- WHAT TO PRODUCE -
Wherever a line below holds the word "this", copy that line.

- EXERCISE INPUT -
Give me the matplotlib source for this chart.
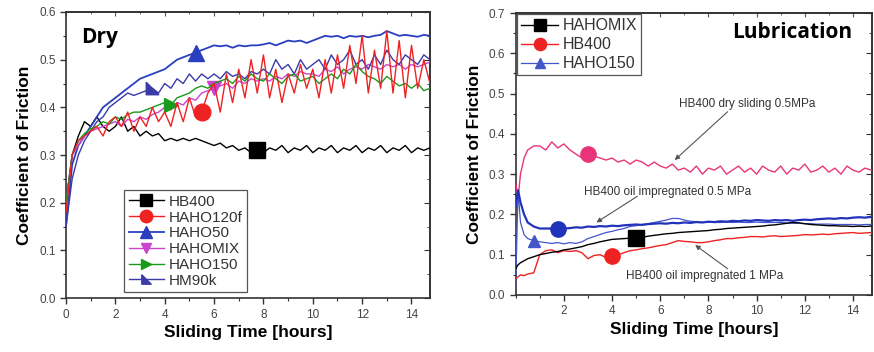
--
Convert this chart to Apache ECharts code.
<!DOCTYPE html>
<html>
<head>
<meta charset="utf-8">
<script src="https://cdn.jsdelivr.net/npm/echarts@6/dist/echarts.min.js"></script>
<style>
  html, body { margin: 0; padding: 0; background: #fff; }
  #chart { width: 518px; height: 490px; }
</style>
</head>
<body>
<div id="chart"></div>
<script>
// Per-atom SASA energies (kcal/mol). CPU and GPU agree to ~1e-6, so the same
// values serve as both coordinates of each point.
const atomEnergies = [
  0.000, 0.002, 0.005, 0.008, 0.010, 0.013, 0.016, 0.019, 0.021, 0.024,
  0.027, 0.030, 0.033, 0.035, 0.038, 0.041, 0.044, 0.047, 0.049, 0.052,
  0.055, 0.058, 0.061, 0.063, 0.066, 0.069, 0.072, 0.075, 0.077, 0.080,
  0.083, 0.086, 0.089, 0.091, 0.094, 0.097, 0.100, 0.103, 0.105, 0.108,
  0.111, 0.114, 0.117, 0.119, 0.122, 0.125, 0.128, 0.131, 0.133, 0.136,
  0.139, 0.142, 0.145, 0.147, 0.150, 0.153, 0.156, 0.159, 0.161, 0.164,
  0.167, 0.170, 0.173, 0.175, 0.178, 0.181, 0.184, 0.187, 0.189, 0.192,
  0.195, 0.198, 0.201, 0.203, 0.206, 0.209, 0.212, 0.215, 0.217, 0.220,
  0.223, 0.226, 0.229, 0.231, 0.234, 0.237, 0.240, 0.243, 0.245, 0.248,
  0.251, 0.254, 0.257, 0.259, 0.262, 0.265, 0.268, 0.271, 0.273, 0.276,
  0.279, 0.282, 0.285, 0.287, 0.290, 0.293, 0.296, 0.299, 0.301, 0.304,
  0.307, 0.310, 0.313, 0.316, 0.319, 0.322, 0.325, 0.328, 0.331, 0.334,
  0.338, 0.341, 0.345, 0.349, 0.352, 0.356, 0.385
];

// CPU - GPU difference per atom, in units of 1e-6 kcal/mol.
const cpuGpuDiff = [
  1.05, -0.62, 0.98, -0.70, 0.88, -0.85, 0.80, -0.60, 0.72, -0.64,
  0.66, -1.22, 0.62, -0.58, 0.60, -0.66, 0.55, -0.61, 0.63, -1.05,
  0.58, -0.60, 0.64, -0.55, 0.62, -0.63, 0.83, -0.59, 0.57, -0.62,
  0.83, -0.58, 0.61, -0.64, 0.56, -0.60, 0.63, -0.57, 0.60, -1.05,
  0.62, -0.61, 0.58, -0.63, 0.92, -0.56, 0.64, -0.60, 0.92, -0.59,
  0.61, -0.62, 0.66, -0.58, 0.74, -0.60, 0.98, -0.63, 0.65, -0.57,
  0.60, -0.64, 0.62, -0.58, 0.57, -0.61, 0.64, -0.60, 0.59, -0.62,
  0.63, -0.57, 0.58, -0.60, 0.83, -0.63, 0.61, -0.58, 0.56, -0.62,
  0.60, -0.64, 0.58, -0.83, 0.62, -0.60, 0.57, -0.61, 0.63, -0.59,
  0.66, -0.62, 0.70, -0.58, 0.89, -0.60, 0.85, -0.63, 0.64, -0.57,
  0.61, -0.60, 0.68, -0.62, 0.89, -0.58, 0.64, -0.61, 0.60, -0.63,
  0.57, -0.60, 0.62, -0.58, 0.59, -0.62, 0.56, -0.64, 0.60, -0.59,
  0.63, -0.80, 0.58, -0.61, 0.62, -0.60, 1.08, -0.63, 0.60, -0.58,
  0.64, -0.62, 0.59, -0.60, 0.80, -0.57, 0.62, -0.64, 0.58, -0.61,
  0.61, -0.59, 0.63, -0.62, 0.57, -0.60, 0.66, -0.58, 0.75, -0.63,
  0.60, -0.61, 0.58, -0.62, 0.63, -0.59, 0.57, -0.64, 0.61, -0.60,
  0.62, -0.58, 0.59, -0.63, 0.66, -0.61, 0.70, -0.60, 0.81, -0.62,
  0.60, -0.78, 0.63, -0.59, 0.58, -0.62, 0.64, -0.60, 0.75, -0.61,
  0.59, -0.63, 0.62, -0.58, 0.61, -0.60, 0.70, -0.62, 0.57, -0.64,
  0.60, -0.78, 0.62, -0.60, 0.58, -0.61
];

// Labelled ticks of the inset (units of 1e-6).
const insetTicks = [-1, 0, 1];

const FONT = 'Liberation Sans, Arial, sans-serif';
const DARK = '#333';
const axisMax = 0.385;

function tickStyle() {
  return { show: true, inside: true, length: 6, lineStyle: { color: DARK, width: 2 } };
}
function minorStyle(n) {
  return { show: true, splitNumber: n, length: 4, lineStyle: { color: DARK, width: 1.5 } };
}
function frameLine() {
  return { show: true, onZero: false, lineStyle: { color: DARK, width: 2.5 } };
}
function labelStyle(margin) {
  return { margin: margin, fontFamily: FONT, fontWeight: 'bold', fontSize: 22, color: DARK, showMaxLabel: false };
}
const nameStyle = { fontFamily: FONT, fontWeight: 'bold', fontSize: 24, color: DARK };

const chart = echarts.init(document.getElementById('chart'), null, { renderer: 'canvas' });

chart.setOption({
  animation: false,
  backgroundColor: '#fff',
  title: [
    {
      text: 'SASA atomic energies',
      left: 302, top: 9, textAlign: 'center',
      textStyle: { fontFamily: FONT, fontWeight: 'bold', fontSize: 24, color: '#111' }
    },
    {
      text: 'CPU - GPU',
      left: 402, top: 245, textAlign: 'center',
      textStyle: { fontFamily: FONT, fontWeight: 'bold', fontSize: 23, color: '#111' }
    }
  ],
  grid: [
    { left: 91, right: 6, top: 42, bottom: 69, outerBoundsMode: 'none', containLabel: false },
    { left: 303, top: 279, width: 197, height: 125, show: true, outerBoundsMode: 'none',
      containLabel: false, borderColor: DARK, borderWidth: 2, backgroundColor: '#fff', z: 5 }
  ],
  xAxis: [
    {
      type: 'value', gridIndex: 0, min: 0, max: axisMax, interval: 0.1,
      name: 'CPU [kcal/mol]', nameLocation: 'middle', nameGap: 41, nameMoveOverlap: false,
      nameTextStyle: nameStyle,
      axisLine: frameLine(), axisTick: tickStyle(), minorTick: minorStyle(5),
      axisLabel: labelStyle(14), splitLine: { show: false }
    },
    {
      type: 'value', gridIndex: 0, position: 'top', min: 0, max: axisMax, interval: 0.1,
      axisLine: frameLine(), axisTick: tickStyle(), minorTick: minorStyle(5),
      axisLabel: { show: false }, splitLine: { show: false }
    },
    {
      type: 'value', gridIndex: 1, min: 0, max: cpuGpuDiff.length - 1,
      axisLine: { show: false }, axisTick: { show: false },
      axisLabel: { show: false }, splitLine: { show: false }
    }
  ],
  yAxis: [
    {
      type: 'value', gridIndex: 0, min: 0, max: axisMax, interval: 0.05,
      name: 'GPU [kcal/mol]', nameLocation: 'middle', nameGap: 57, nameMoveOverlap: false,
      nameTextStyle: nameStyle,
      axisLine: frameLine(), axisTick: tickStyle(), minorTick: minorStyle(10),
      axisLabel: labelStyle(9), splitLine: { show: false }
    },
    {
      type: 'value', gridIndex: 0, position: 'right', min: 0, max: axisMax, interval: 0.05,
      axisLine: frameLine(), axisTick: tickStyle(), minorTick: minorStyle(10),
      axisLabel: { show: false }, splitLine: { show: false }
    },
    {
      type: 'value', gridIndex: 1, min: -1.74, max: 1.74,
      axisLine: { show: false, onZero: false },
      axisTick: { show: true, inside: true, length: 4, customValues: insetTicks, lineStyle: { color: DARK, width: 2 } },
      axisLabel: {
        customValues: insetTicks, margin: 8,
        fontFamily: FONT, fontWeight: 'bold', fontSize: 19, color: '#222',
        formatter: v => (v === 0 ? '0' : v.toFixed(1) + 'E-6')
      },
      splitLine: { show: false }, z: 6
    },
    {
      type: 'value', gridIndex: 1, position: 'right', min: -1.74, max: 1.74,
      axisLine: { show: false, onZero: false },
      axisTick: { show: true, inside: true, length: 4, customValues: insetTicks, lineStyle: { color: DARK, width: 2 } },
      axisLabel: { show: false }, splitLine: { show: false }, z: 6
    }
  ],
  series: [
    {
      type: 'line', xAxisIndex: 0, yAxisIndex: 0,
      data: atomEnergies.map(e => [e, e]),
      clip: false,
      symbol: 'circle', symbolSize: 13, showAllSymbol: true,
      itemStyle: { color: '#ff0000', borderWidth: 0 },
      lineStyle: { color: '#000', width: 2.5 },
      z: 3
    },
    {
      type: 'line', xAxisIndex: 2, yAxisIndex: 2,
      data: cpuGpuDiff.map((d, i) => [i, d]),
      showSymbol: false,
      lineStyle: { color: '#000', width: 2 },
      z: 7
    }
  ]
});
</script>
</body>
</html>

- RESPONSE BELOW -
Give me the matplotlib source for this chart.
Convert this chart to Apache ECharts code.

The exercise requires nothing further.